[Figure scripts]

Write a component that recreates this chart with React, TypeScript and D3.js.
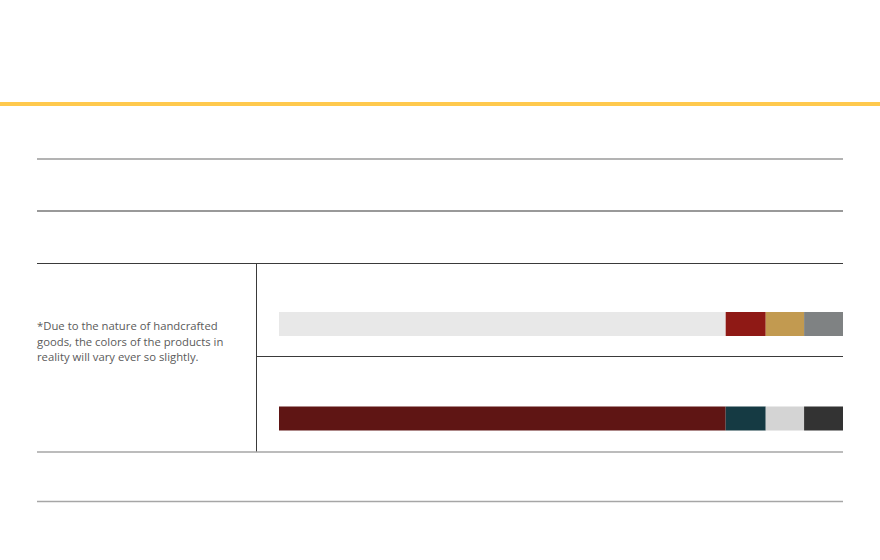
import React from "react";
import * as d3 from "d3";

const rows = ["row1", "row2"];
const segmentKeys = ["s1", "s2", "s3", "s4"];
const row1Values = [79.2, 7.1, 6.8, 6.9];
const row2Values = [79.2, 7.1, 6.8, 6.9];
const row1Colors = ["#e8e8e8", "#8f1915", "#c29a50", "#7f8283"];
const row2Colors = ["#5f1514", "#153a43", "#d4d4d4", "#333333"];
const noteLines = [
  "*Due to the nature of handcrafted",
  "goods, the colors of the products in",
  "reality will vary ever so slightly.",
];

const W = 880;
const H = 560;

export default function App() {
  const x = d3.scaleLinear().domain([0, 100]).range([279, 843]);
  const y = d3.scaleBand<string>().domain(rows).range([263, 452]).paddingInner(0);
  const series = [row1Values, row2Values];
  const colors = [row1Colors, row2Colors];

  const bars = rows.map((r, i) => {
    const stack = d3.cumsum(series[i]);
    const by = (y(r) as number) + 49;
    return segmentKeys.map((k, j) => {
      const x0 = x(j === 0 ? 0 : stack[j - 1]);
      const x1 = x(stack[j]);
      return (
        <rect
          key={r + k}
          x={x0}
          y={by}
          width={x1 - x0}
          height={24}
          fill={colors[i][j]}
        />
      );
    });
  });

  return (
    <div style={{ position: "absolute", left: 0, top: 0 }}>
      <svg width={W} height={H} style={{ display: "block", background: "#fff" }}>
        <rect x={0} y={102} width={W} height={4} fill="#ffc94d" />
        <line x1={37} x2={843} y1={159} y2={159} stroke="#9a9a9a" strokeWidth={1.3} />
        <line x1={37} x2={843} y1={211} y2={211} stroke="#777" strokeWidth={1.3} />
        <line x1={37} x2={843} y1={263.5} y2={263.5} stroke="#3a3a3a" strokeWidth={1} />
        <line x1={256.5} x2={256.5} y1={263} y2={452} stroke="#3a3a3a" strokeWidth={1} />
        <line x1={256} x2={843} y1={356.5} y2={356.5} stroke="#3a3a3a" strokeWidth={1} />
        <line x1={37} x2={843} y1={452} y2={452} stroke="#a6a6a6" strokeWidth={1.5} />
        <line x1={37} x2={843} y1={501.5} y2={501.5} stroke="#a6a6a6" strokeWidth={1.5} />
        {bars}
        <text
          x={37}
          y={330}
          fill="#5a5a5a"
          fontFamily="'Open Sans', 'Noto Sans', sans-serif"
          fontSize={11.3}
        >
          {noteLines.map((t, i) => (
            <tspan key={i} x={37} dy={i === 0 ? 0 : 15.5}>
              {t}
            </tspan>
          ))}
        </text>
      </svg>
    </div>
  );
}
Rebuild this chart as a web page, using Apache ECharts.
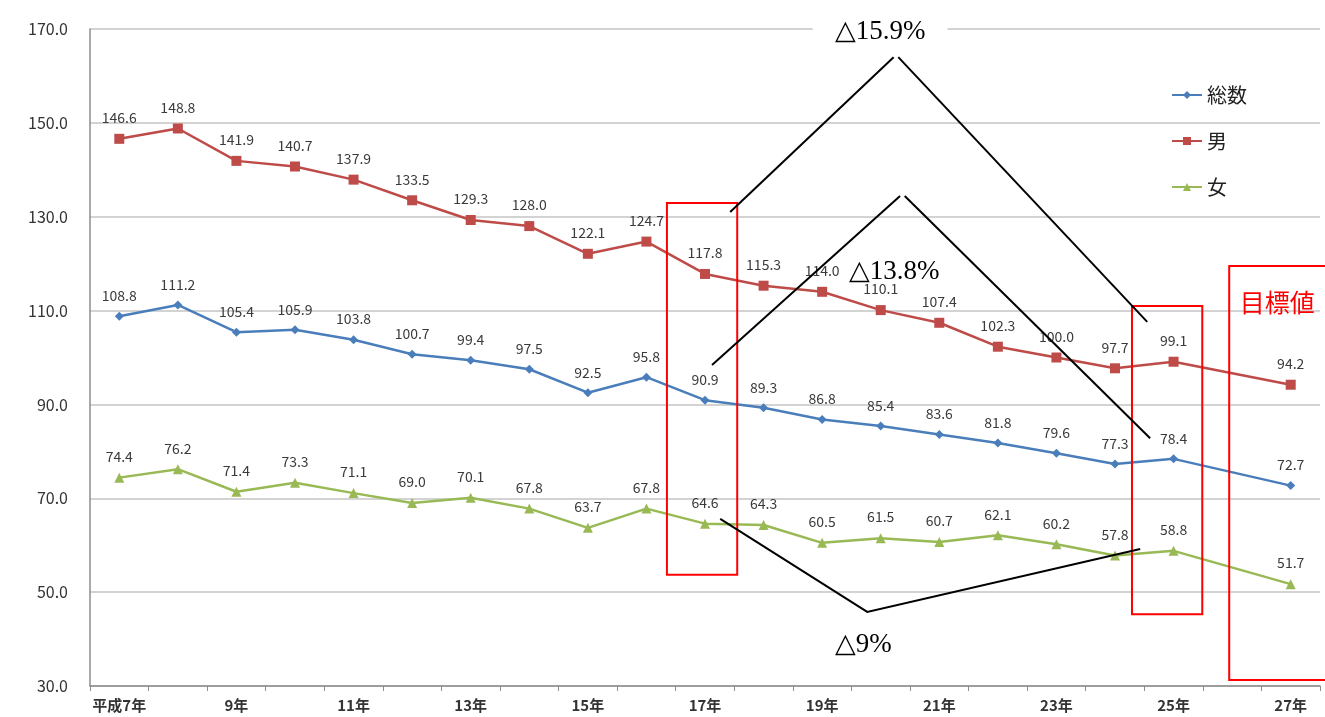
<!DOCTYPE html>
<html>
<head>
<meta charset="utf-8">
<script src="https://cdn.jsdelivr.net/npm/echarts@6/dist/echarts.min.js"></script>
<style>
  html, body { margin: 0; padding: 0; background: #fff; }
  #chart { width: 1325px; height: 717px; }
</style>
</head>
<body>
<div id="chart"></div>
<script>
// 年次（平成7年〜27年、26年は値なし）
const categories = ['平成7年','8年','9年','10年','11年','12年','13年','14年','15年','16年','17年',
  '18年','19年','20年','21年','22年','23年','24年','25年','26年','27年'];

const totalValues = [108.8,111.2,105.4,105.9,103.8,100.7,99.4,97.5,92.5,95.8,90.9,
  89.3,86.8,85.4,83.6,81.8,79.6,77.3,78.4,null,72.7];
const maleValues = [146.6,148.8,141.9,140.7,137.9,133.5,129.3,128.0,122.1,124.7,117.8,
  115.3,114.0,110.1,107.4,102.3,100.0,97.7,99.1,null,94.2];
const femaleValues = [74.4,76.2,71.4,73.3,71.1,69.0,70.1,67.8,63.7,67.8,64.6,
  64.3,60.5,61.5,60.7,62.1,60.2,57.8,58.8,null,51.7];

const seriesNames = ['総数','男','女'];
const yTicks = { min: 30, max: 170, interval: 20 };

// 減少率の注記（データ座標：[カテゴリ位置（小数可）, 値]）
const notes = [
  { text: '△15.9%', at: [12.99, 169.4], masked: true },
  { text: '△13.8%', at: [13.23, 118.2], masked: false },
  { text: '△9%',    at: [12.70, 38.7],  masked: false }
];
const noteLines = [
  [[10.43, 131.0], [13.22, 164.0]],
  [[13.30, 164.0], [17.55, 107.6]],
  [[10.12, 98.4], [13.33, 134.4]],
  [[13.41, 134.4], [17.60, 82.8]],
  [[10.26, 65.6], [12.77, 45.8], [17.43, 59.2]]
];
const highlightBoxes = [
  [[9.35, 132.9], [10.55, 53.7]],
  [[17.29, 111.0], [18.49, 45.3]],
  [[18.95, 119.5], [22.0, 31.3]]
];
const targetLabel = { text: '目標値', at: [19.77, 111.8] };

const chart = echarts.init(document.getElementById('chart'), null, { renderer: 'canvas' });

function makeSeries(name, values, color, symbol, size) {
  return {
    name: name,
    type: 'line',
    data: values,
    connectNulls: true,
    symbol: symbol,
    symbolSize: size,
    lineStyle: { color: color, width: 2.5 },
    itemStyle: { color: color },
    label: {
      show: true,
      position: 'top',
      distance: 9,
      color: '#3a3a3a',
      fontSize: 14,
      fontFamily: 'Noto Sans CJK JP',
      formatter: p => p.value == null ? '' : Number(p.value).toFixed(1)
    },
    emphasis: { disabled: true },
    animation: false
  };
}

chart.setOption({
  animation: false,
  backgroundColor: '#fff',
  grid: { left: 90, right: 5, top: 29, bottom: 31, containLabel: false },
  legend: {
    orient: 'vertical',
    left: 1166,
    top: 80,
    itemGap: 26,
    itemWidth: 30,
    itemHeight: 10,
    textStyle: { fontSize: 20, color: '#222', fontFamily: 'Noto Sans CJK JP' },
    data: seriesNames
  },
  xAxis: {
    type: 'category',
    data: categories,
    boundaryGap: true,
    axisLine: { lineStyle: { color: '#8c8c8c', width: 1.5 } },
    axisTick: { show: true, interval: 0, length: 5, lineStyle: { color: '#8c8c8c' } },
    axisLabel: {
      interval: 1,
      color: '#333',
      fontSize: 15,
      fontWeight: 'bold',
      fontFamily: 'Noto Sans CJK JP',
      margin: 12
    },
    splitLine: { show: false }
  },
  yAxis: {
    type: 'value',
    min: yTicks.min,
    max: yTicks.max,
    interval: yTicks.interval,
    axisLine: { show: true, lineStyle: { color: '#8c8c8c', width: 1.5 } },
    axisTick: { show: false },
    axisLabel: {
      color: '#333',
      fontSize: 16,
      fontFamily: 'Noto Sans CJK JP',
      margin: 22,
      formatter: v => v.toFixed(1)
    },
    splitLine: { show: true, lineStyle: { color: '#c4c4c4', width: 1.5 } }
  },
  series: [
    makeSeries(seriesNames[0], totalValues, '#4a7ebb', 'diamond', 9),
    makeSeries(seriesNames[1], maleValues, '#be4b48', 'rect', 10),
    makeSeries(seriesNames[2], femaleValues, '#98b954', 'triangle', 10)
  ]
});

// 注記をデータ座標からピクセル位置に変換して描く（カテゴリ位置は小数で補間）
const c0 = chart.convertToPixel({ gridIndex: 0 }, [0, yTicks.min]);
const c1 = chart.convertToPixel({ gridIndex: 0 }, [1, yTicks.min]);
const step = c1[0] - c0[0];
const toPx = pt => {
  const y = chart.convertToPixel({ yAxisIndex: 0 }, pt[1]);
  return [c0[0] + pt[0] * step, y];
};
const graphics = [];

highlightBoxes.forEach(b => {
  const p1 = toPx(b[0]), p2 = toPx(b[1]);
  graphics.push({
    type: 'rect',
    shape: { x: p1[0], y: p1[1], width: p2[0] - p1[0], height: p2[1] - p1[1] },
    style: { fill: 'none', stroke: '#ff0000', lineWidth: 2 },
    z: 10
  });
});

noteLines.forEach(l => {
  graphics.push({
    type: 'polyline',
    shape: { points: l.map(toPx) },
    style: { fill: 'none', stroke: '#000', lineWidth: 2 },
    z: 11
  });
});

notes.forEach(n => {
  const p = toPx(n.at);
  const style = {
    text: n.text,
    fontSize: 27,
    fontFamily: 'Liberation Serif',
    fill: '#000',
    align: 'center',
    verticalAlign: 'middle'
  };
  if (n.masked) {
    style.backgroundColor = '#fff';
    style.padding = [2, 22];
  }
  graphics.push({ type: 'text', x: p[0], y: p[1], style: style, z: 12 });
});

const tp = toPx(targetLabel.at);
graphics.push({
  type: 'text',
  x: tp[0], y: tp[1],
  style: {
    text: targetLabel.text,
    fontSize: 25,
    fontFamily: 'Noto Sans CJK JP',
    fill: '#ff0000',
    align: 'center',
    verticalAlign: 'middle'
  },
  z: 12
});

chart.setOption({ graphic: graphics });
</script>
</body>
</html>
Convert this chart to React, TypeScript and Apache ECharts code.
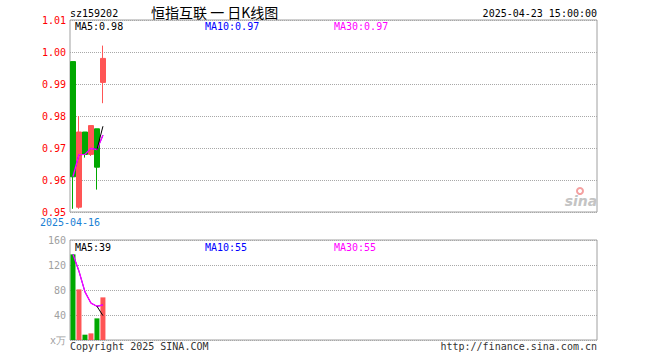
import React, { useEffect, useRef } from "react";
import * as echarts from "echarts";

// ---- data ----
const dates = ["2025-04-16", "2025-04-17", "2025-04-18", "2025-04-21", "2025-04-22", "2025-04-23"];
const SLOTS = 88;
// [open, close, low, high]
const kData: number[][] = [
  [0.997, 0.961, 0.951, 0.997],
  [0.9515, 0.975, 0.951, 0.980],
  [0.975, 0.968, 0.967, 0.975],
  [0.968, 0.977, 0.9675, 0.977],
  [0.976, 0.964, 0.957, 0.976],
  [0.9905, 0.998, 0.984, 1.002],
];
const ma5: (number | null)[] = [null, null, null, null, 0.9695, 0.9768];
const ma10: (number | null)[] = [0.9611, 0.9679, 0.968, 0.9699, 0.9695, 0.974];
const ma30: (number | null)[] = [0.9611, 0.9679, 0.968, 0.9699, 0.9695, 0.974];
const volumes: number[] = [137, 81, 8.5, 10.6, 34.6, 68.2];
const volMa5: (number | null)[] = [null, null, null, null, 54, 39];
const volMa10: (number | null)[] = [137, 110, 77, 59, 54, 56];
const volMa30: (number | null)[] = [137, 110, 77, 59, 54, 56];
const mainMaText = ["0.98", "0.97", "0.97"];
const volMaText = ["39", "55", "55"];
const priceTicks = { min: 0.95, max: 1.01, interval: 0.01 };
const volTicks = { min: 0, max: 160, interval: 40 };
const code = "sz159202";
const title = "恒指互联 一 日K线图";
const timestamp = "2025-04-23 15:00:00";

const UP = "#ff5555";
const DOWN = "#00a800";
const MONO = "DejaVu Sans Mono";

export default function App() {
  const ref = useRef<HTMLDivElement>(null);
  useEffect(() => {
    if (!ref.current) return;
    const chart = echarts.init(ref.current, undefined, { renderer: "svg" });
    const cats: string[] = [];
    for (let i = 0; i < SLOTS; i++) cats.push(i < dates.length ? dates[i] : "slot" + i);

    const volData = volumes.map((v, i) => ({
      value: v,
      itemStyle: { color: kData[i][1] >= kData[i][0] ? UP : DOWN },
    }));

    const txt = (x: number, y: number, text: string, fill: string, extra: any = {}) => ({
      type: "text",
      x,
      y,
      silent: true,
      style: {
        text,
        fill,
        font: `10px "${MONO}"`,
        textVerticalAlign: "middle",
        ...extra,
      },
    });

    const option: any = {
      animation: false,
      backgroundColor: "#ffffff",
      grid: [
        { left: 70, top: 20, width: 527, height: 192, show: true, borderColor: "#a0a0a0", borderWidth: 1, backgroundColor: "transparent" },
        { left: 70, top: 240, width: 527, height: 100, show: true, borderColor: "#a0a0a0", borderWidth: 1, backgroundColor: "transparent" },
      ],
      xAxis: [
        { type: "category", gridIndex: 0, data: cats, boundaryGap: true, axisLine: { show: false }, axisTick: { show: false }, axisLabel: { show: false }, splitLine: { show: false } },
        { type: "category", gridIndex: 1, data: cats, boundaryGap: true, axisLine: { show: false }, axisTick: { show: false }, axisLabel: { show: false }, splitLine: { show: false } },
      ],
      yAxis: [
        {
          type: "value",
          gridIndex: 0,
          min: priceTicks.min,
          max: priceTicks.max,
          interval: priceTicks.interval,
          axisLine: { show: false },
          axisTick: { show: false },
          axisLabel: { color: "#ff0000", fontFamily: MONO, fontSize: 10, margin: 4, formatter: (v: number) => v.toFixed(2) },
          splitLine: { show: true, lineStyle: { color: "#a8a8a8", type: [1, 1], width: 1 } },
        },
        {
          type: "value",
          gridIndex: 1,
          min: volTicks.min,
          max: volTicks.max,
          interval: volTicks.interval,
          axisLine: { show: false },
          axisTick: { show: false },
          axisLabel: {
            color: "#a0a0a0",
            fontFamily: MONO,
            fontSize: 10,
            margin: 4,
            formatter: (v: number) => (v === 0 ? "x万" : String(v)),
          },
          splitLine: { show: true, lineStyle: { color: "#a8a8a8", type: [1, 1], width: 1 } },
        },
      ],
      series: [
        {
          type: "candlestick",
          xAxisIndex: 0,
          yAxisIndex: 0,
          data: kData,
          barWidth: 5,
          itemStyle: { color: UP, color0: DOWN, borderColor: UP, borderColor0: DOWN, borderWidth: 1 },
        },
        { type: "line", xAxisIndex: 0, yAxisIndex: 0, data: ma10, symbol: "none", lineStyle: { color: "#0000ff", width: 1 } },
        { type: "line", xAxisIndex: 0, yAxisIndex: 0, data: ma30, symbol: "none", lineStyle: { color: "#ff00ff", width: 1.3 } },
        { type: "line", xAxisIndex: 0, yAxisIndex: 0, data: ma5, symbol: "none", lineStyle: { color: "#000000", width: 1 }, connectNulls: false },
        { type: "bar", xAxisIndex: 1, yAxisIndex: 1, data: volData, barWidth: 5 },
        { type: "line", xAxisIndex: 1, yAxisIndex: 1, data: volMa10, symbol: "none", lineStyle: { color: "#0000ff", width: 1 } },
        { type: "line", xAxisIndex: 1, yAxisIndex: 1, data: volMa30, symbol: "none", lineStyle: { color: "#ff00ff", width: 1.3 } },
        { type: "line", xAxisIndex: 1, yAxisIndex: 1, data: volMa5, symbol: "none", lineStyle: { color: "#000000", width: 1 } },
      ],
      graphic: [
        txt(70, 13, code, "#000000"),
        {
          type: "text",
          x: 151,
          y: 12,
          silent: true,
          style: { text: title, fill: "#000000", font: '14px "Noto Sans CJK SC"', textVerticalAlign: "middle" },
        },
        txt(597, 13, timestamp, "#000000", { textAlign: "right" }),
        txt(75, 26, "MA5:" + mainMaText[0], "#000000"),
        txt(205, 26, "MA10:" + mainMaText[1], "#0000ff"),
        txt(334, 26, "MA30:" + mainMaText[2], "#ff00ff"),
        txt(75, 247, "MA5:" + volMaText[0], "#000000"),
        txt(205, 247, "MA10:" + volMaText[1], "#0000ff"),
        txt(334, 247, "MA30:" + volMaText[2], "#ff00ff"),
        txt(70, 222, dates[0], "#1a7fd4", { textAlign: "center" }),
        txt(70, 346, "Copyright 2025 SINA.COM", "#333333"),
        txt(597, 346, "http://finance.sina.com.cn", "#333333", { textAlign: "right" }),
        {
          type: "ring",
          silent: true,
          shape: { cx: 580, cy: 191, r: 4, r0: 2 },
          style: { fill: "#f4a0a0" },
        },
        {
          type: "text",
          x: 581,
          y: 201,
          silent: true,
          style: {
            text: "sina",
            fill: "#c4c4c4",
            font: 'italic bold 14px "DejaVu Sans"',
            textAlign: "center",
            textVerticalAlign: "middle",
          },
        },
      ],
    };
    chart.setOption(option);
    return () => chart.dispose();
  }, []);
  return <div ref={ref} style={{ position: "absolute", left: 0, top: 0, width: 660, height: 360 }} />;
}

Requirements: Select and copy every line of the material that holds the string "React".

Complete output:
Write a component that recreates this chart with React, TypeScript and D3.js.
import React from "react";
Convert this chart to React, TypeScript and Apache ECharts code.
import React, { useEffect, useRef } from "react";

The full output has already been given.